My name is Matt. I'm white, I'm male, and I'm sorry.

09 January 2005

Better Than the Oscars: The Worst of 2004

At the end of each calendar year, I take it upon myself to inform the Academy of Motion Picture Arts and Sciences that they are, in fact, complete morons. How do I do this? I put out my annual rankings of the best and worst movies of the season! I rank the top five worst and best films, absent of cinematic or performance categories or country of origin. (Keep in mind I only rank movies that I actually saw.) So let's get started with the list of the five worst movies.

5. VAN HELSING
I don't think I would have hated this movie as much if one of my comrades hadn't insisted that it was a social dialogue on contemporary abortion practices. But he did. Additionally, the acting was terrible, the storyline was full of gaping holes, and someone needs to explain to me why the heroine needs to show her cleavage the entire time,despite the fact that it is ten degrees outside. I shouldn't be surprised, but this overly-typical Hollywood crap-action film has to make the list.

4. TROY
This was nothing less than a complete butchering of one of the finest literary works of all time - Homer's Iliad. As the movie went on it deviated more and more from Homer's original story, and finally after three hours of horribly painful anguish that only an Iliad-lover could experience, I found myself viewing a film that bore far more resemblance to the final scenes of Little Nicky than the Iliad. It is almost like the filmmakers read the Iliad, but gradually stopped paying attention and gave up reading 3/4 of the way through the book. If you are gonna make a movie about it, READ IT!!

3. ALEXANDER
I am a huge Alexander the Great fan, and this film's historical accuracies are the only thing that saved it from being number one. The story devoted huge sequences to rather unimportant parts of Alexander's life, and the important parts that were included had no context or background to them. Also, I am usually not a music aficionado, but Alexander's music had to be the most consitently inappropriate in the history of film. I would say watch the movie so you can see/hear what I mean, but I don't want to be held accountable for driving you to suicide.

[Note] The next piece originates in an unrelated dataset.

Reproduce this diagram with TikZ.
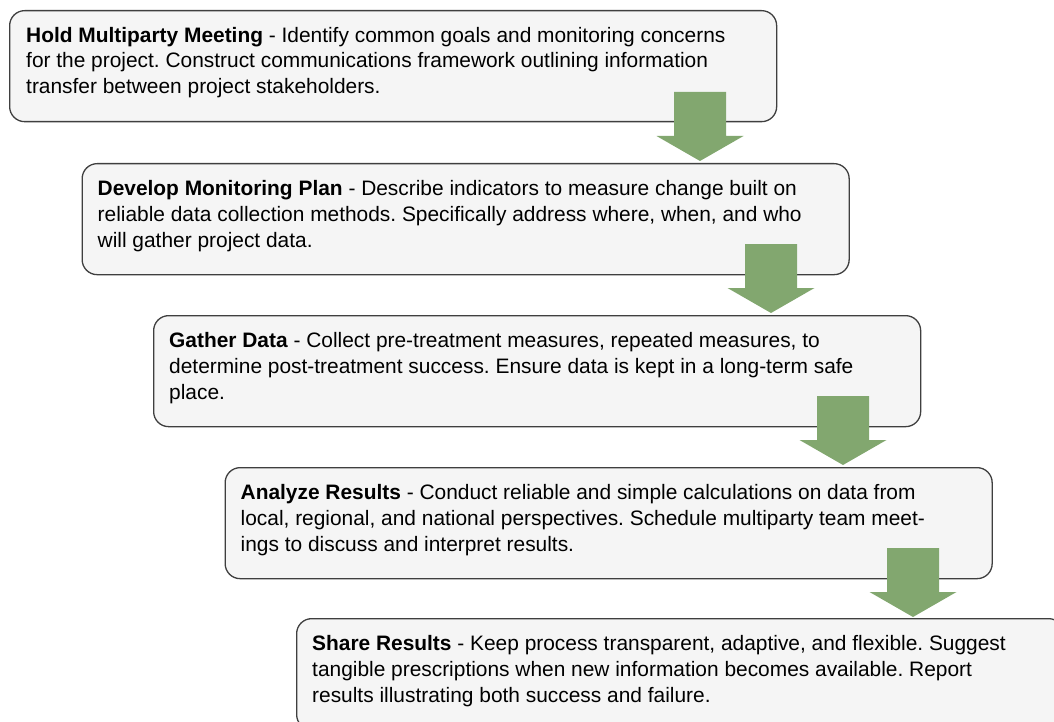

2. SKY CAPTAIN AND THE WORLD OF TOMORROW

Movie rundown:

  • The World of Tomorrow? 1930.
  • Big giant robots attack Earth.
  • Helpless, stereotypical female reports on story.
  • "Save me, Sky Captain!"
  • Sky Captain's mercenary air force comes to the rescue. They are located ten miles from New York City - why the US government would allow them there is beyond me.
  • Why are robots here? I don't know, but let's go to Tibet to find out!
  • Angelina Jolie can fly a plane, despite the fact that she has one eye and hence no depth perception. For her next trick, she will also fly an airplane underwater.
  • And while we're out, let's go to fifty thousand other pointless destinations. Ohh and I know, let's discover dinosaurs!
  • Save me, Sky Captain!
  • Oh no! A big giant rocket filled with cows is going to be shot into space! Let's go inside the rocket, magically learn to read German, and push the abort button! (I shouldn't have to point out that such a button is pointless since cows cannot work buttons. Maybe the villains knew they needed an abort button so Sky Captain could ruin their plans.)
  • You saved me, Sky Captain!
  • GAG!

1. THE PASSION OF THE CHRIST

This film did a horrible disservice to one of the world's great religions. Its two hours of endless brutal violence did nothing more than to force the viewer to feel sorry for the main figure, Jesus Christ. The movie provides absolutely no background of who Jesus was, what he taught, or the religion that came out of his teachings. You could have put any figure - even someone as unsympathetic as Stalin or Hitler - in Jesus' position and still felt sorry for them. The violence was completely over the top in no way representative of what Jesus wouold have actually gone through. The entire movie was a shock factor, trying to force the viewer to understand what this nameless figure went through for "all of humanity" - a humanity that is only 20% Christian. It attempts to guilt-trip you into accepting Christianity out of sympathy for Christ's pain, rather than presenting you with Jesus' teachings and asking you to accept them for legitimate reasons. Shame on you, Mel Gibson.


1 Comments:

Anonymous Anonymous said...

In fairness to Mel Gibson, he set out to do none of the things you accuse him of failing to do. He wasn't trying to remake the Last Temptation, he wasn't seting out to recreate or reiterate Christian dogma. His purpose was to dedicate a piece of his own art to Christ. I'll anger you with this comparison, and it is probably only a three point match, but The Passion was the Mel's version of the Michaelagelo's Pieta. It was a public expression of his own personal faith in the medium of art that he can best manipulate. Did it deserve to be marketed as a Hollywood blockbuster film? Christ no. Was it as spiritually uplifting as the ceiling of the Sistine Chappel? I won't judge, but I assume you'd answer it wasn't. But the film wasn't made to please you, it was a devotional to god in the eyes of a man that is evidently very serious in his worship. By all means, continue to judge him for it, but don't make the mistake of thinking that Mel Gibson would not have made that movie even if he'd known no one else would ever see it.